Please note that tax, investment, pension and ISA rules can change and the information and any views contained in this article may now be inaccurate.
Festive season key for Royal Mail
Half-year results at Royal Mail (RMG) were a little softer than expected but the UK’s market-leading mail service still looks like a winner to us.
Adjusted operating profit, a measure of Royal Mail’s underlying business profitability, fell 5% to £262m in the six months to 25 September as revenues declined in its higher margin though declining UK letters business.
Analysts have left earnings estimates unchanged because profitability at Royal Mail is typically higher over the busy Christmas mailing period.
Royal Mail should be able to deliver earnings per share (EPS) growth of 5% a year out to 31 March 2019, according to estimates by Investec analyst Sam Bland. Current estimates for the year ending March 2017 are for EPS of 39.8p, meaning shares in Royal Mail trade on a price-to-earnings ratio of 11.6. Dividends are estimated at 22.4p for a forecast dividend yield of 4.8%.
Provided these estimates prove accurate, Royal Mail looks like a bargain. But a weaker economic outlook in the UK means Allan Smylie, analyst at investment bank Davy, is not convinced.

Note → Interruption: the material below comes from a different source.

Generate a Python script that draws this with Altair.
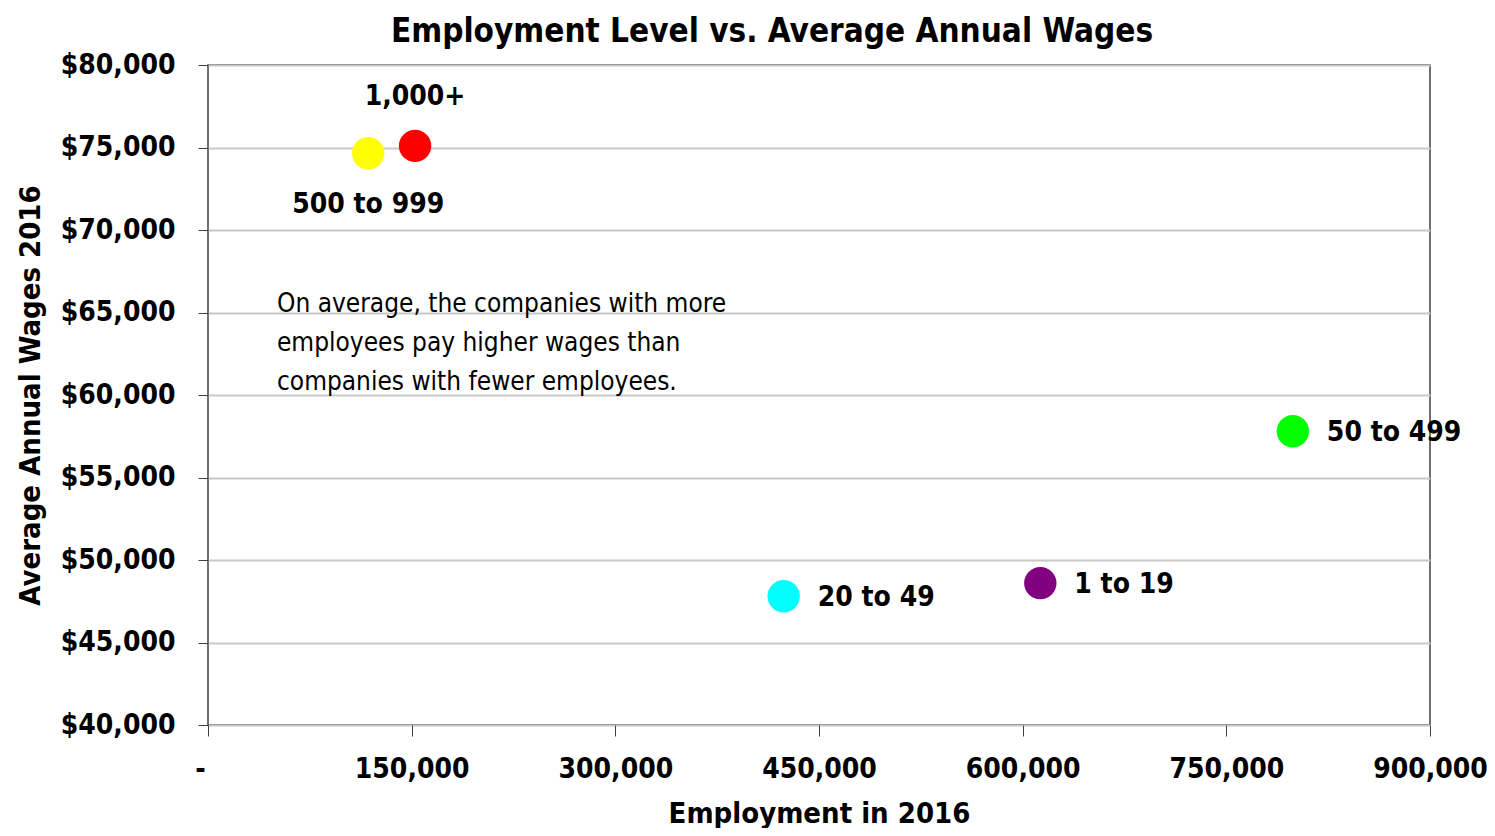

‘Royal Mail has delivered first half results modestly below our expectations,’ wrote Smylie following the publication of results on 17 November.
‘Within the mix, UK parcels are tracking better, while letters are weaker on lower marketing mail volumes, reflecting the poorer macroeconomic backdrop. The company has increased its three-year cost avoidance target by a material £100m to £600m by 2017/2018. We do not expect this to fully flow through to earnings given the weakening UK economy.’

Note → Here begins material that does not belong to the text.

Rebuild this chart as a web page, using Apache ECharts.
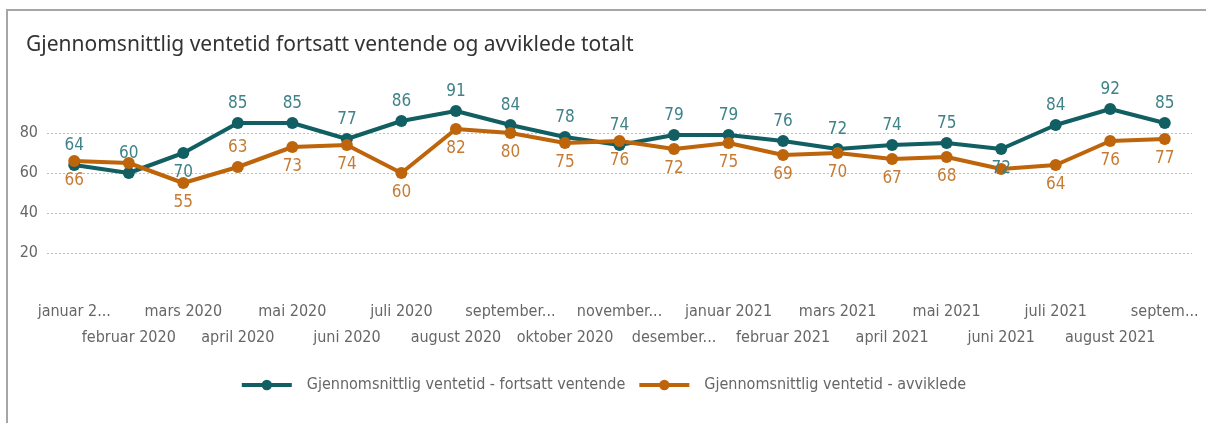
<!DOCTYPE html>
<html>
<head>
<meta charset="utf-8">
<script src="https://cdn.jsdelivr.net/npm/echarts@6/dist/echarts.min.js"></script>
<style>
  html, body { margin: 0; padding: 0; background: #fff; }
  .wrap { position: relative; width: 1206px; height: 423px; overflow: hidden; }
  .frame {
    position: absolute; left: 6px; top: 9px; right: -4px; bottom: -4px;
    border-top: 2px solid #a6a6a6; border-left: 2px solid #a6a6a6;
  }
  #chart { position: absolute; left: 0; top: 0; width: 1206px; height: 423px; }
</style>
</head>
<body>
<div class="wrap">
  <div class="frame"></div>
  <div id="chart"></div>
</div>
<script>
const months = [
  'januar 2020', 'februar 2020', 'mars 2020', 'april 2020', 'mai 2020', 'juni 2020',
  'juli 2020', 'august 2020', 'september 2020', 'oktober 2020', 'november 2020',
  'desember 2020', 'januar 2021', 'februar 2021', 'mars 2021', 'april 2021',
  'mai 2021', 'juni 2021', 'juli 2021', 'august 2021', 'september 2021'
]
// labels as they show on the axis (truncated)
const tickLabels = [
  'januar 2...', 'februar 2020', 'mars 2020', 'april 2020', 'mai 2020', 'juni 2020',
  'juli 2020', 'august 2020', 'september...', 'oktober 2020', 'november...',
  'desember...', 'januar 2021', 'februar 2021', 'mars 2021', 'april 2021',
  'mai 2021', 'juni 2021', 'juli 2021', 'august 2021', 'septem...'
]
const ventende = [64, 60, 70, 85, 85, 77, 86, 91, 84, 78, 74, 79, 79, 76, 72, 74, 75, 72, 84, 92, 85]
const avviklede = [66, 65, 55, 63, 73, 74, 60, 82, 80, 75, 76, 72, 75, 69, 70, 67, 68, 62, 64, 76, 77]
const yTicks = [20, 40, 60, 80]

const font = '"Liberation Sans Narrow", "DejaVu Sans Condensed", "Noto Sans", sans-serif'
const teal = '#115e63'
const orange = '#be640a'

// label placement per point (where the original puts it on the other side / hides it)
function points(values, side, flip, hide) {
  return values.map((v, i) => ({
    value: v,
    label: {
      show: !hide.includes(i),
      position: flip.includes(i) ? (side === 'top' ? 'bottom' : 'top') : side,
    },
  }))
}

const myChart = echarts.init(document.getElementById('chart'))
myChart.setOption({
  animation: false,
  title: {
    text: 'Gjennomsnittlig ventetid fortsatt ventende og avviklede totalt',
    left: 21,
    top: 30,
    textStyle: {
      fontFamily: '"Noto Sans", sans-serif',
      fontSize: 21,
      fontWeight: 'normal',
      color: '#333',
    },
  },
  grid: {
    left: 47,
    right: 14,
    top: 93,
    bottom: 130,
  },
  legend: {
    bottom: 25,
    left: 'center',
    itemWidth: 50,
    itemHeight: 13,
    itemGap: 12,
    lineStyle: { width: 4 },
    textStyle: { fontFamily: font, fontSize: 16, color: '#666', padding: [0, 0, 0, 10] },
  },
  xAxis: {
    type: 'category',
    data: months,
    axisLine: { show: false },
    axisTick: { show: false },
    axisLabel: {
      interval: 0,
      margin: 6,
      fontFamily: font,
      fontSize: 16,
      lineHeight: 26,
      color: '#666',
      formatter: (v, i) => (i % 2 ? '\n' + tickLabels[i] : tickLabels[i]),
    },
  },
  yAxis: {
    type: 'value',
    min: 0,
    max: 100,
    interval: 20,
    axisLine: { show: false },
    axisTick: { show: false },
    axisLabel: {
      margin: 9,
      fontFamily: font,
      fontSize: 16,
      color: '#666',
      formatter: (v) => (yTicks.includes(v) ? String(v) : ''),
    },
    splitLine: {
      showMinLine: false,
      showMaxLine: false,
      lineStyle: { color: '#bdbdbd', type: [2, 2], width: 1 },
    },
  },
  series: [
    {
      name: 'Gjennomsnittlig ventetid - fortsatt ventende',
      type: 'line',
      data: points(ventende, 'top', [2, 17], []),
      symbol: 'circle',
      symbolSize: 12,
      color: teal,
      lineStyle: { width: 4, color: teal },
      label: {
        fontFamily: font,
        fontSize: 17,
        color: '#3f8288',
        distance: 5,
      },
    },
    {
      name: 'Gjennomsnittlig ventetid - avviklede',
      type: 'line',
      data: points(avviklede, 'bottom', [3], [1, 17]),
      symbol: 'circle',
      symbolSize: 12,
      color: orange,
      lineStyle: { width: 4, color: orange },
      label: {
        fontFamily: font,
        fontSize: 17,
        color: '#c67b34',
        distance: 5,
      },
    },
  ],
})
</script>
</body>
</html>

Earnings and the economy are not the only risks at Royal Mail. Negotiations over its defined benefit employee pension plan are ongoing and remain the biggest near-term headwind to the company’s prospects.
Maintaining current defined benefit pension scheme promises to employees is becoming more expensive because low interest rates mean pension plan assets generate lower investment returns.
That means more money must be set aside upfront to fund future pension payments.
According to estimates produced at the end of September 2016, Royal Mail and its employees would need to contribute £1.4bn annually to maintain the scheme versus around £500m currently.
Dividends paid to shareholders totalled £213m in 2016 and Royal Mail’s adjusted profit after tax was £420m. (WC)
Royal Mail is a good business and assuming a sensible outcome to pension talks offers good value.